London, Aug 21 : A little known market town in Lincolnshire is putting together a project to showcase its unique links with colonial Manipur to highlight the role of one of its most famous residents in the North Eastern Indian State.
Alford, a town of less than 3,500 residents located 225 km northeast of London, was the home of John Comyn Higgins, who qualified for the Indian Civil Service in 1905 and worked in Manipur during 1910-1933 as the political agent and president of the State Darbar.
Higgins is known in Manipur for his role in suppressing the two-year Kuki Uprising from 1917, which saw tribes fiercely battling British forces that burnt several villages during clashes. He and his family also developed close links with Manipur’s royal family.
Like many British personnel in India, Higgins kept diaries and recorded his experiences that, in many ways, were a world away from the Edwardian surroundings in Alford. His records include his views on the potent local brew, Zu.
For more than 150 years, Higgins and his family lived in the most famous house in the town, Alford Manor House, built in 1611. The home was turned into a museum in 1967, and the trust running it is putting together the two-phase project that includes an exhibition and recreating the Manipur royal family’s attire.

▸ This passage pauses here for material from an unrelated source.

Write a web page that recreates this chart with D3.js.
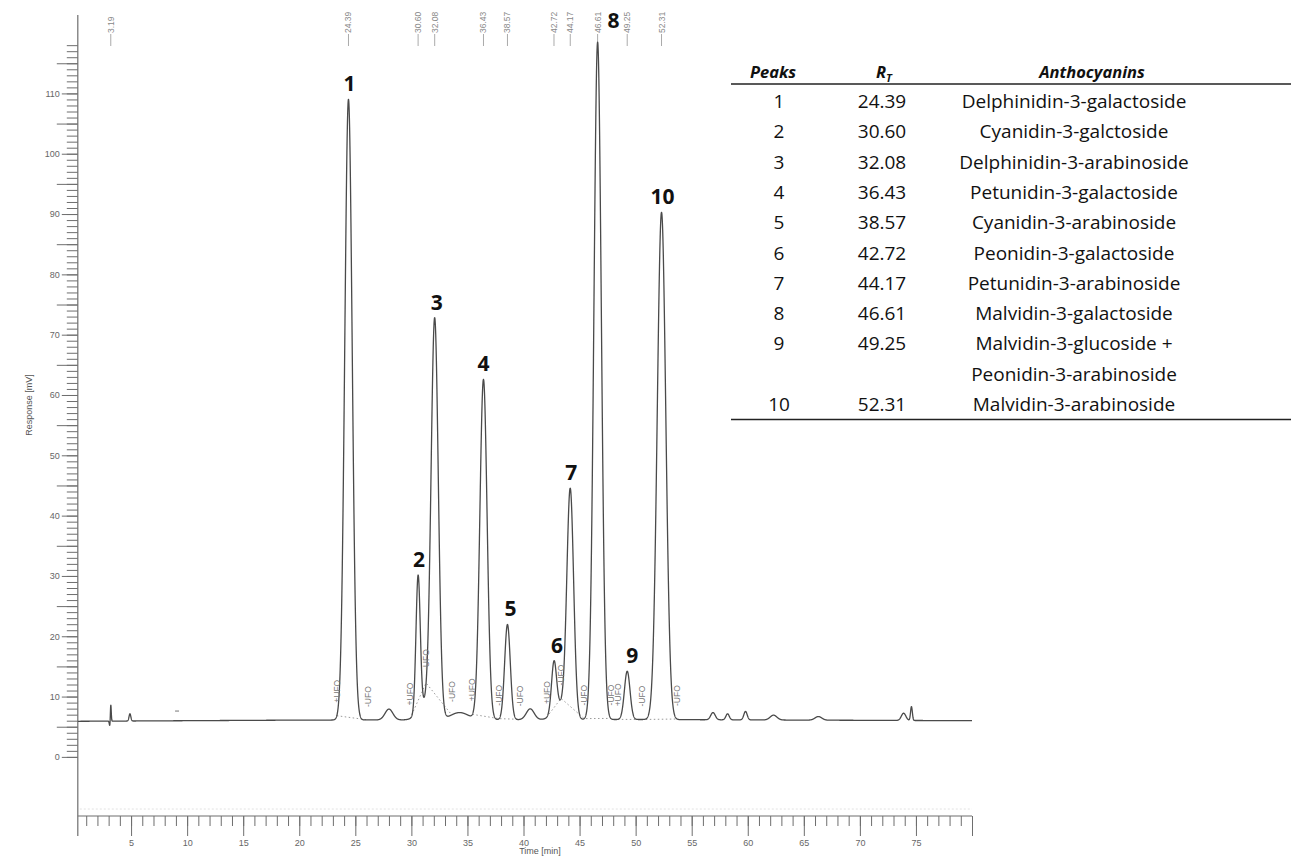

Sarah Teesdale, trustee of Alford Manor House Museum, told Hindustan Times that both sides of Higgins’ role in Manipur will be set out in the exhibition that will run through most of 2017, and will include archives and his personal diaries.
“It has been an important element for me from the beginning to depict both sides of the conflict. JC Higgins’ involvement in the suppression of the Kuki Uprising and recruitment for the Labour Corps provides a completely different focus for our exhibition,” she said.
The Kuki Uprising and Higgins’ role
The Kuki Uprising had its roots in British efforts to gather men, materials and munitions from colonies at the outbreak of World War I in 1914. Manipur’s Maharaja Churachand Singh was prepared to extend such support.
Manipur’s contribution included a double company of infantry, a company of 120 sappers and miners, 500 Naga labourers, four ambulances to the St John’s Red Cross Fund, and a sum of Rs 281,860.
The Maharaja sought to raise two additional labour corps for France. As the war progressed and men were desperately needed, Higgins was directly involved in recruiting tribal men from the hills in the Manipur Labour Corps.
The pressure for more men led to the Kuki Uprising and Higgins became involved in suppressing what the British described as a rebellion from 1917 to 1919.
“Our ‘View From the Other Side’ will include the perspective of the Kuki tribesmen, who refused to be recruited and stood up to British rule, along with the story of those villages (which were) caught between the two sides and suffered great losses,” Teesdale said.
“We will also look at the experiences of the men who did answer the call of the British and served in France as members of the Labour Corps.”
Higgins’ relationship with the Maharaja of Manipur
Higgins and Churachand Singh worked closely together for more than 20 years, travelling and attending official engagements. Higgins’ letters home in the late 1920s mention polo matches played together and visits to the Residency by Maharani Dhanamanjuri Devi. Their children played at the British residence in Imphal as friends.
The second aspect of the project involves Indian textiles experts and local artisans recreating the clothes of Churachand Singh and Dhanamanjuri Devi. Teesdale said the organisers were delighted to receive cooperation and support from Manipur and elsewhere in India for the project.
Members of the erstwhile royal family have been consulted to recreate the ‘phanek’ dress as closely as possible to the one worn by Dhanamanjuri Devi.
“The museum is currently in the third year of our ‘Alford Remembers WWI Exhibition’. As the exhibition has evolved, we have worked hard to include alternative views and a wide variety of experiences related to the war, all of which have Alford connections,” Teesdale said.
Extract from JC Higgins’ diary on Zu (local rice beer), April 1914:
“There are many kinds of Zu, but they may be roughly subdivided into two kinds. The first is a kind of beer or fermented liquor, prepared with some fermenting medium from rice, millet, maize, Job’s tears etc. I have even tasted it in times of scarcity made out of bamboo seeds. It varies of course in sweetness, flavour and consistency, but the best Kuki Zu, made from rice, is an excellent drink, tasting slightly like sour cider.
“The other kind is a spirit, distilled from the former kind, and is the most disgusting stuff it is possible to imagine. It is greatly appreciated by the hillmen, owing to it having ‘more power to its elbow’ and one often experiences the bitter disappointment, having climbed a seemingly interminable hill with a hospitable bottle waved at the top and having a good pull at the contents, of finding the bottle is full of this poisonous stuff.”